We can address all the issues that have cropped as a result of
over-standardization, XML technologies that have matured at differing
paces, etc. Believe me, I would have -loved- to have Relax-NG back
twelve years ago when were thinking about XLink. I would've advocated
for making everything about XLinks into a schema-based datatype spec
that could be applied without any alteration of the pre-existing markup.

However, something everybody seems to be forgetting is that XML modules
are almost entirely optional. The XML spec requires very little
compliance with anything beyond the basics. You don't -need- to use DOM.
You don't -need- to use XSD. 

So, if what we're -really- talking about is "XML vs the Web", the first
place we need to start is not in tearing down all the old cruft, but in
figuring out what needs to be done to existing web technologies to make
XML on the Web workable, with a mindset to compatibility. 

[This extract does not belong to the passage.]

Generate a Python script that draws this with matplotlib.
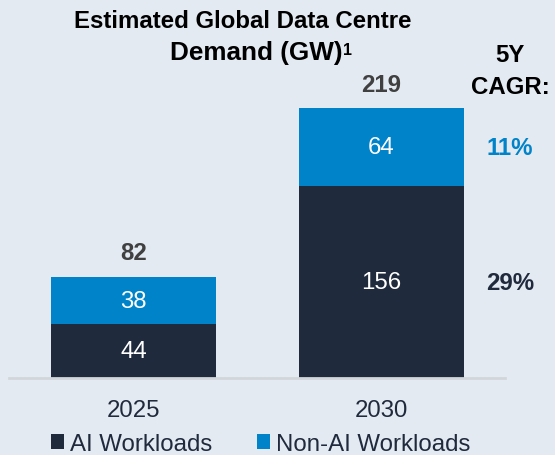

I'd never argue, for instance, that we rend all the native behaviors out
of HTML -- it should still display those things natively. But if we
modified CSS to allow it to do everything HTML does natively, -and- to
override native behaviors, then we could have webpages made out of any
markup language people like. 

Imagine being able to apply web technologies to all the XML that largely
exists behind corporate walls -- ATA 2100 and the five billion documents
that Lexis-Nexis has, etc. 

I think that if we actually go back to basics (separating content from
behavior), we can come up with simple, elegant solutions that will make
XML on the web a reality without breaking any of the old stuff...crufty
or not.

And for my money, actually being able to display any markup I like with
all the power of HTML and its related technologies would be a grand
start that requires very little work, comparative to some of the
thornier issues I've seen bandied about the last week or two.